Al final, sin ver nada
El calor era agobiante. Casi 33º centígrados o 90º fahrenheit, a los que no me acabo de acostumbrar (soy loro viejo). Morella y yo salimos a nuestra faena, arrancando el atardecer, soleado y húmedo. Limpiamos, recogimos inmundicias, pasamos trapo a los pisos. Estaba pendiente de mirar al cielo para ver al menos a Saturno y Marte, pero al salir del local el Sol brillaba, con esa luz de verano naranja en un cielo opaco. Seguimos al otro lugar, a erradicar las basuras primer mundistas. Los empleados tienen la rara conducta de respetar estrictamente la división de tareas, por ello, jamás asumen sus desperdicios y tal vez con el pensamiento de esto no es mi trabajo desparraman los restos del día en cualquier lugar y con cierto desdén. Los sanitarios y la cocina son, quizás, donde liberan más auténticamente su escaso apego al sentido común y donde también se evidencia la distorsión de años de abundancia y derroche: platos inmundos que para no ser lavados (es la única tarea que no hacemos nosotros) son arrojados a la basura, para luego comprar una nueva vajilla. Comida chatarra que inunda las mesas o los cestos de basura y el piso que las rodea. Los sanitarios, no les cuento, porque quedaría muy fea la bitácora.

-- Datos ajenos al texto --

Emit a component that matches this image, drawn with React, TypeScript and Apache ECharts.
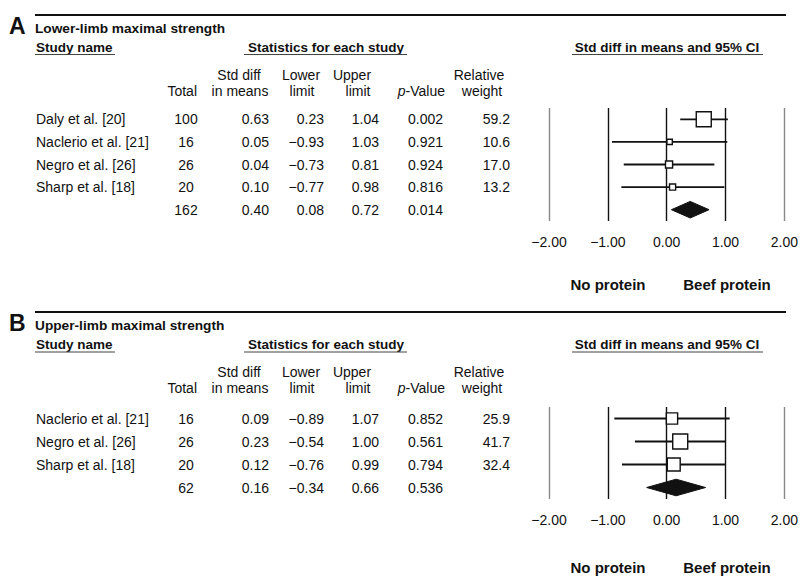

Terminamos. Les volvimos a transformar en escritorios amigables, cocina y baños dignificados y de vuelta a la calle. Llego la noche, a eso de las 9:00. Sólo se mostraba la Luna, creciente y solitaria. El cielo, sucio de luz citadina, dominó a las estrellas y ni rastros de la alineación. Me quedan las imágenes simuladas en el computador.